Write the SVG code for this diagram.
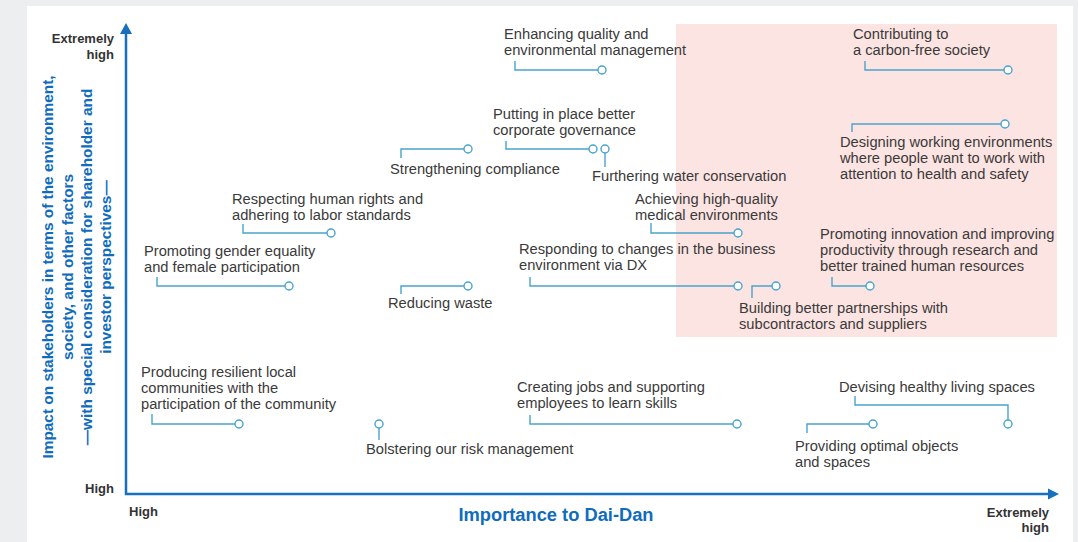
<svg xmlns="http://www.w3.org/2000/svg" width="1078" height="542" viewBox="0 0 1078 542">
<style>
.t{font-family:"Liberation Sans",Arial,sans-serif;font-size:14.7px;fill:#3a3a3a}
.b{font-family:"Liberation Sans",Arial,sans-serif;font-size:13px;font-weight:bold;fill:#333}
.ax{font-family:"Liberation Sans",Arial,sans-serif;font-weight:bold;fill:#0f6cbd}
.c{fill:none;stroke:#4aa3cc;stroke-width:1.4}
.p{fill:#fff;stroke:#4aa3cc;stroke-width:1.4}
.axis{stroke:#1570bd;stroke-width:2.5;fill:none}
</style>
<rect x="0" y="0" width="1078" height="542" fill="#eceef0"/>
<rect x="27" y="6" width="1046" height="536" fill="#fff"/>
<rect x="676" y="24" width="381" height="313" fill="#fce4e2"/>
<g id="axes">
<path class="axis" d="M126,33 V494 H1049"/>
<polygon points="126,23 120,34 132,34" fill="#1570bd"/>
<polygon points="1059,494 1048,488.5 1048,499.5" fill="#1570bd"/>
<text class="b" x="114" y="43" text-anchor="end">Extremely</text>
<text class="b" x="114" y="59" text-anchor="end">high</text>
<text class="b" x="114" y="493" text-anchor="end">High</text>
<text class="b" x="129" y="516">High</text>
<text class="b" x="1049" y="517" text-anchor="end">Extremely</text>
<text class="b" x="1049" y="532" text-anchor="end">high</text>
<text class="ax" x="556" y="521" text-anchor="middle" font-size="18.3">Importance to Dai-Dan</text>
<g transform="translate(0,267) rotate(-90)" class="ax" font-size="15.4" text-anchor="middle">
<text x="0" y="53">Impact on stakeholders in terms of the environment,</text>
<text x="0" y="73">society, and other factors</text>
<text x="0" y="92">—with special consideration for shareholder and</text>
<text x="0" y="111">investor perspectives—</text>
</g>
</g>
<g id="connectors">
<path class="c" d="M515,61 V70 H602"/>
<path class="c" d="M865,61 V70 H1008"/>
<path class="c" d="M506,141 V149 H593"/>
<path class="c" d="M605,149 V167"/>
<path class="c" d="M401,158 V149 H468"/>
<path class="c" d="M852,132 V124 H1005"/>
<path class="c" d="M243,224 V233 H331"/>
<path class="c" d="M157,277 V286 H289"/>
<path class="c" d="M651,223 V233 H738"/>
<path class="c" d="M530,277 V286 H738"/>
<path class="c" d="M401,294 V286 H468"/>
<path class="c" d="M832,277 V286 H870"/>
<path class="c" d="M752,298 V286 H776"/>
<path class="c" d="M152,414 V424 H239"/>
<path class="c" d="M379,424 V440"/>
<path class="c" d="M530,415 V424 H737"/>
<path class="c" d="M855,396 V405 H1008 V424"/>
<path class="c" d="M807,433 V424 H873"/>
</g>
<g id="n1"><circle class="p" cx="602" cy="70" r="4"/><text class="t" x="504" y="39">Enhancing quality and</text><text class="t" x="504" y="55">environmental management</text></g>
<g id="n2"><circle class="p" cx="1008" cy="70" r="4"/><text class="t" x="853" y="39">Contributing to</text><text class="t" x="853" y="55">a carbon-free society</text></g>
<g id="n3"><circle class="p" cx="593" cy="149" r="4"/><text class="t" x="493" y="119">Putting in place better</text><text class="t" x="493" y="135">corporate governance</text></g>
<g id="n4"><circle class="p" cx="605" cy="149" r="4"/><text class="t" x="592" y="181">Furthering water conservation</text></g>
<g id="n5"><circle class="p" cx="468" cy="149" r="4"/><text class="t" x="390" y="174">Strengthening compliance</text></g>
<g id="n6"><circle class="p" cx="1005" cy="124" r="4"/><text class="t" x="840" y="147">Designing working environments</text><text class="t" x="840" y="163">where people want to work with</text><text class="t" x="840" y="179">attention to health and safety</text></g>
<g id="n7"><circle class="p" cx="331" cy="233" r="4"/><text class="t" x="232" y="204">Respecting human rights and</text><text class="t" x="232" y="220">adhering to labor standards</text></g>
<g id="n8"><circle class="p" cx="289" cy="286" r="4"/><text class="t" x="144" y="256">Promoting gender equality</text><text class="t" x="144" y="272">and female participation</text></g>
<g id="n9"><circle class="p" cx="738" cy="233" r="4"/><text class="t" x="635" y="204">Achieving high-quality</text><text class="t" x="635" y="220">medical environments</text></g>
<g id="n10"><circle class="p" cx="738" cy="286" r="4"/><text class="t" x="519" y="254">Responding to changes in the business</text><text class="t" x="519" y="270">environment via DX</text></g>
<g id="n11"><circle class="p" cx="468" cy="286" r="4"/><text class="t" x="388" y="308">Reducing waste</text></g>
<g id="n12"><circle class="p" cx="870" cy="286" r="4"/><text class="t" x="820" y="239">Promoting innovation and improving</text><text class="t" x="820" y="255">productivity through research and</text><text class="t" x="820" y="271">better trained human resources</text></g>
<g id="n13"><circle class="p" cx="776" cy="286" r="4"/><text class="t" x="739" y="313">Building better partnerships with</text><text class="t" x="739" y="329">subcontractors and suppliers</text></g>
<g id="n14"><circle class="p" cx="239" cy="424" r="4"/><text class="t" x="141" y="377">Producing resilient local</text><text class="t" x="141" y="393">communities with the</text><text class="t" x="141" y="409">participation of the community</text></g>
<g id="n15"><circle class="p" cx="379" cy="424" r="4"/><text class="t" x="366" y="454">Bolstering our risk management</text></g>
<g id="n16"><circle class="p" cx="737" cy="424" r="4"/><text class="t" x="517" y="392">Creating jobs and supporting</text><text class="t" x="517" y="408">employees to learn skills</text></g>
<g id="n17"><circle class="p" cx="1008" cy="424" r="4"/><text class="t" x="839" y="392">Devising healthy living spaces</text></g>
<g id="n18"><circle class="p" cx="873" cy="424" r="4"/><text class="t" x="795" y="451">Providing optimal objects</text><text class="t" x="795" y="467">and spaces</text></g>
</svg>
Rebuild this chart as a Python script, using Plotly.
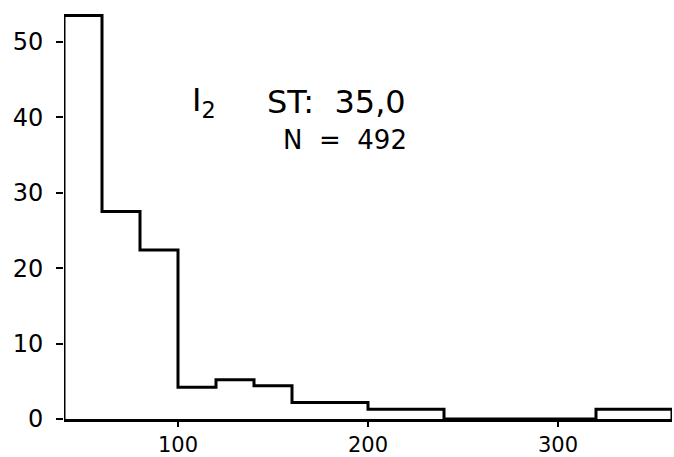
import plotly.graph_objects as go

bin_edges = [40, 60, 80, 100, 120, 140, 160, 200, 240, 320, 360]
counts = [53.5, 27.5, 22.4, 4.2, 5.2, 4.4, 2.2, 1.3, 0, 1.3]
x_ticks = [100, 200, 300]
y_ticks = [0, 10, 20, 30, 40, 50]
y_tick_labels = ["0", "10", "20", "30", "40", "50"]

xs = [bin_edges[0]] + bin_edges + [bin_edges[-1]]
ys = [0] + counts + [counts[-1], 0]

fig = go.Figure()
fig.add_trace(go.Scatter(
    x=xs, y=ys, mode="lines", line=dict(color="black", width=3, shape="hv"),
    cliponaxis=False, showlegend=False, hoverinfo="skip"))

font = dict(family="DejaVu Sans", size=24, color="black")
fig.update_layout(
    width=674, height=457,
    margin=dict(l=64, r=2, t=8, b=38),
    paper_bgcolor="white", plot_bgcolor="white",
    font=font,
    xaxis=dict(range=[40, 360], tickvals=x_ticks, ticks="outside", ticklen=5,
               tickwidth=2, tickcolor="black", showline=True, linecolor="black",
               linewidth=3, showgrid=False, zeroline=False, automargin=False,
               tickfont=dict(size=21), ticklabelstandoff=0),
    yaxis=dict(range=[0, 54.5], tickvals=y_ticks, ticktext=y_tick_labels,
               ticks="outside", ticklen=7, tickwidth=2, tickcolor="black",
               showline=False, showgrid=False,
               zeroline=False, automargin=False, ticklabelstandoff=8),
    annotations=[
        dict(x=0.207, y=0.771, xref="paper", yref="paper", xanchor="left", yanchor="middle",
             text="I<sub>2</sub>", showarrow=False,
             font=dict(family="DejaVu Sans", size=32, color="black")),
        dict(x=0.331, y=0.771, xref="paper", yref="paper", xanchor="left", yanchor="middle",
             text="ST:  35,0", showarrow=False,
             font=dict(family="DejaVu Sans", size=32, color="black")),
        dict(x=0.462, y=0.679, xref="paper", yref="paper", xanchor="center", yanchor="middle",
             text="N  =  492", showarrow=False,
             font=dict(family="DejaVu Sans", size=26, color="black")),
    ],
)

fig.write_html("out.html", config={"displayModeBar": False},
               post_script="document.body.style.margin='0';")
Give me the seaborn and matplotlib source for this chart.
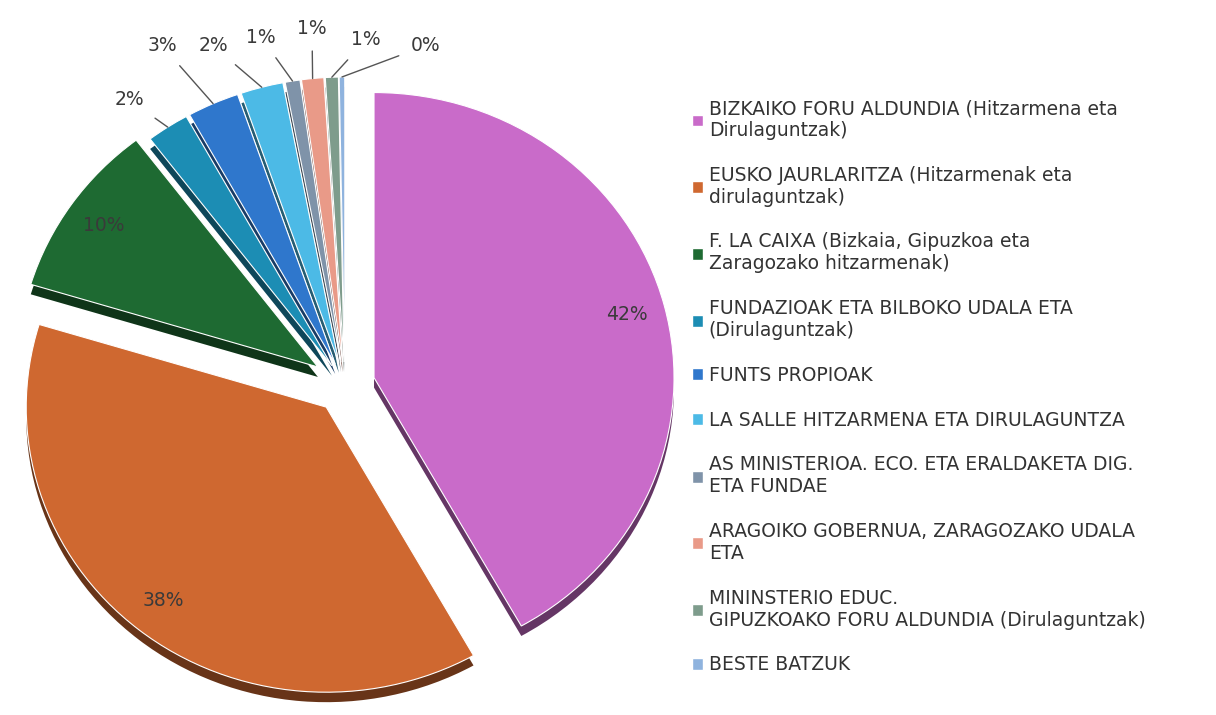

══════════════════════════════

#### Required work:
Every line of the listing that holds "chart" should be found and copied.

#### Response for this exercise:
Rebuild this chart as a Python script, using Plotly.
Give me the seaborn and matplotlib source for this chart.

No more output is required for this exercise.